PROMISING PRACTICES: Naming Rights
Have you ever been called a name or form of address you were uncomfortable with? How did you feel? All victims deserve the tiny but critical respect of being called by the name they use. When a Christopher is called “Chris” by a victim service professional even though he never uses that nickname, it can feel disrespectful. The survivor is liable to wonder, “if they can’t even get my name right, how well will they listen to what else I share with them?”
Names are important. As one blogger put it, “Names are connections to family, to culture, to community, to the core of our selves.” They can be especially important to the survivor who has struggled on behalf of their name. That’s often true for transgender and non-binary victims as well as survivors who have changed their name to escape an abuser or honor a marriage. Victims who come from cultures different than the service provider can also pay close attention to how careful the provider is to learn how to pronounce their name right.

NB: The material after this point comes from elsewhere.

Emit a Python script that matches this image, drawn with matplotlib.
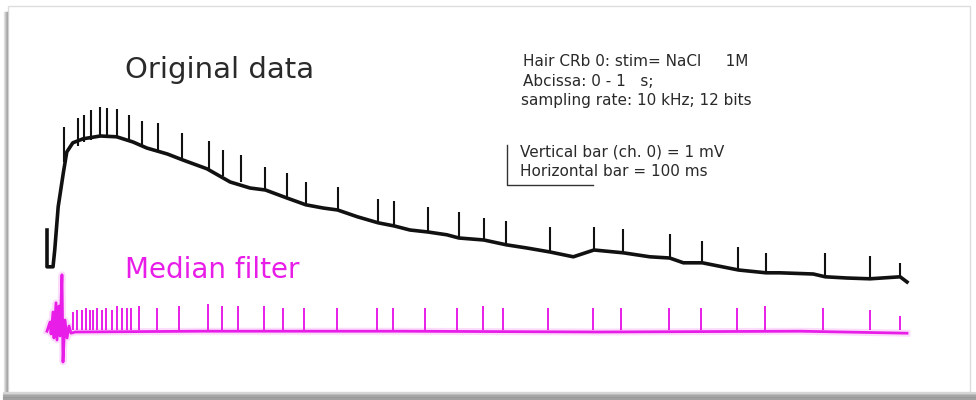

For transgender and non-binary survivors, pronouns – he, she, they, etc. – carry as much weight as do chosen names. That’s why an increasing number of victim service professionals are adding a pronoun line to their email signature block, requesting every person’s pronoun on intake forms, and introducing themselves by offering their pronoun as well as their name when first meeting a client. These small practices send huge signals to transgender and non-binary victims, telling them that the victim service professional knows how important it is to get their name and pronoun right. Getting it wrong can stop the conversation before it starts. Getting it right sets the stage for a more honest and fruitful discussion of a victim’s needs and ultimate healing.